### Stated task
Look for the string "with" in the lines and copy each line that has it.

### Records to process
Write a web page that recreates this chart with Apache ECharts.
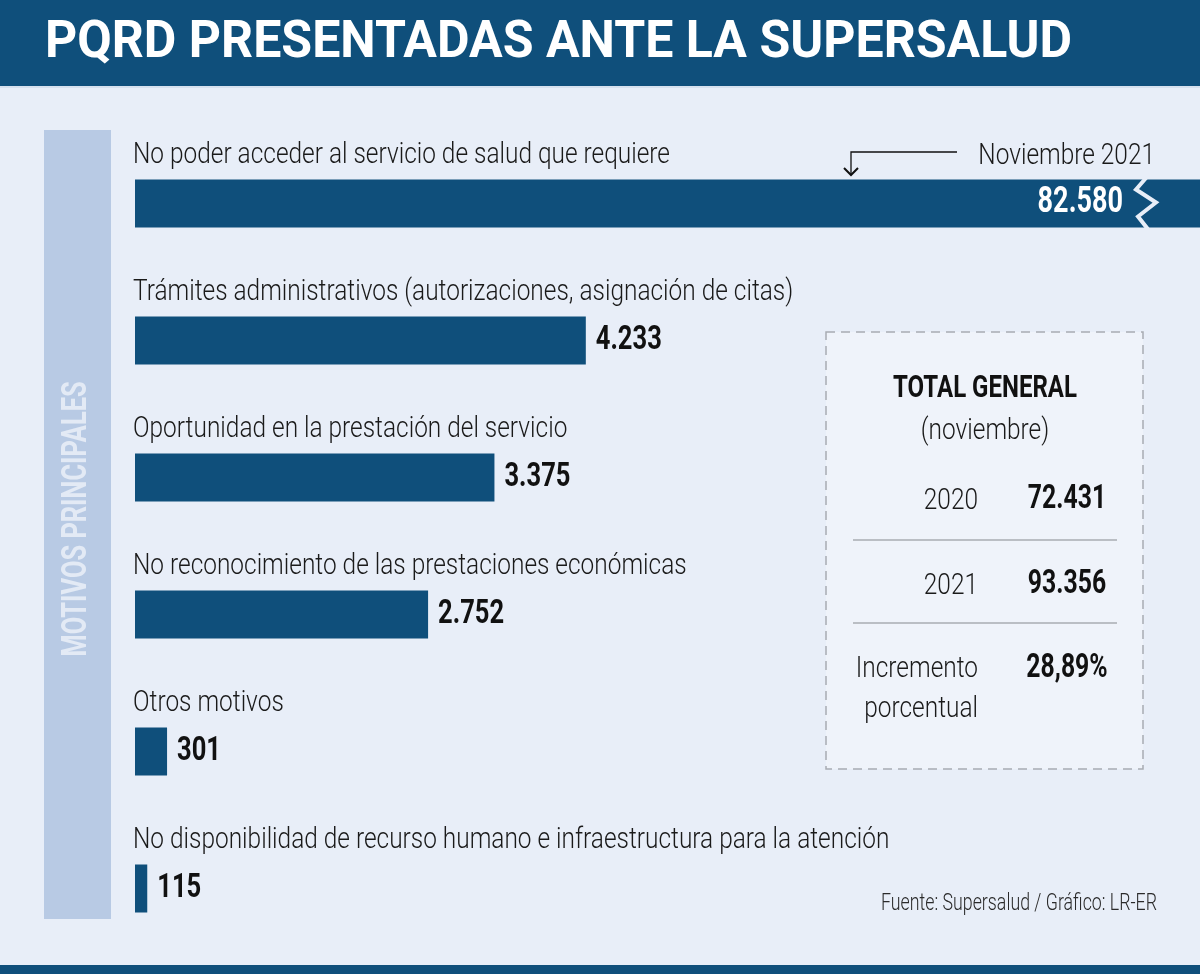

--

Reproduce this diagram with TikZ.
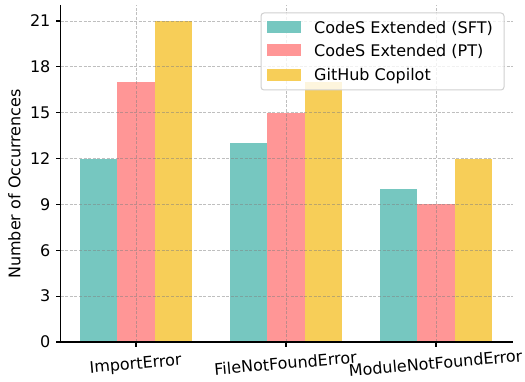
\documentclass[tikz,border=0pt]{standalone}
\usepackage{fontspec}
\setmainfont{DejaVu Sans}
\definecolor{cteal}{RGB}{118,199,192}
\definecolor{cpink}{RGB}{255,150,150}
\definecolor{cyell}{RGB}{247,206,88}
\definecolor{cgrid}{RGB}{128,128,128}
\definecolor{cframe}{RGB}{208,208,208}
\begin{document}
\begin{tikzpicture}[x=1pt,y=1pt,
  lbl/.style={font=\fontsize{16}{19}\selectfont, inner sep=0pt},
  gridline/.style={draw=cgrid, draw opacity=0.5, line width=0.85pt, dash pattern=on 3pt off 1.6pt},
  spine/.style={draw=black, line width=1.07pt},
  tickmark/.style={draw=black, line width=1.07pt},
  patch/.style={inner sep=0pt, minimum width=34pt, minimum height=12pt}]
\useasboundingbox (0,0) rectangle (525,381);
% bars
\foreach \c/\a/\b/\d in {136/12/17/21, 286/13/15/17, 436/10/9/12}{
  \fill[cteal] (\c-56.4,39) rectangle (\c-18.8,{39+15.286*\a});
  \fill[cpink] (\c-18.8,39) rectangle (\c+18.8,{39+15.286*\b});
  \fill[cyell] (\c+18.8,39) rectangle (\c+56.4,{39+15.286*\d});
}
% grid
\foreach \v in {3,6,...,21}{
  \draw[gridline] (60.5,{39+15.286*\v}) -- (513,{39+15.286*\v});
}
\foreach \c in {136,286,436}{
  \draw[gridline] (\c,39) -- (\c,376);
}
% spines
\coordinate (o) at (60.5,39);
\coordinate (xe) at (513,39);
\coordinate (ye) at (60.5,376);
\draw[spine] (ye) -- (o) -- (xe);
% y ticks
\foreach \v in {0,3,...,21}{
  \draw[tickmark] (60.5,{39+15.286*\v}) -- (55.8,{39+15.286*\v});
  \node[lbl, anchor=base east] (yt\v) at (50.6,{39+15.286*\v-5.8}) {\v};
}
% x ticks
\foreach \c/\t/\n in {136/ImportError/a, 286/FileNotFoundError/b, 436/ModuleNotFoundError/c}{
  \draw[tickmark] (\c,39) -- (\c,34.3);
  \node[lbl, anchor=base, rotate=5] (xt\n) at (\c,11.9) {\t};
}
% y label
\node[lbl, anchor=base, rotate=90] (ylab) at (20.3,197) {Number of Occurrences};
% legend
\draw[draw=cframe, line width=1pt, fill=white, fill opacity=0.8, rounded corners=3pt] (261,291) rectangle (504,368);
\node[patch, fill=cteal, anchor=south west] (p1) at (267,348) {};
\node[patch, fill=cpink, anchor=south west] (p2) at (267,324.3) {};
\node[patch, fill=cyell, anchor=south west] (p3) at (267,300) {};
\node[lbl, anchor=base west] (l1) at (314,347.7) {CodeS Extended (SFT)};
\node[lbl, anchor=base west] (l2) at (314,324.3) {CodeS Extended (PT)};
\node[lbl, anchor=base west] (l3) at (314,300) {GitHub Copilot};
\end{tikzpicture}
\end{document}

### Result of the exercise
Write a web page that recreates this chart with Apache ECharts.
Reproduce this diagram with TikZ.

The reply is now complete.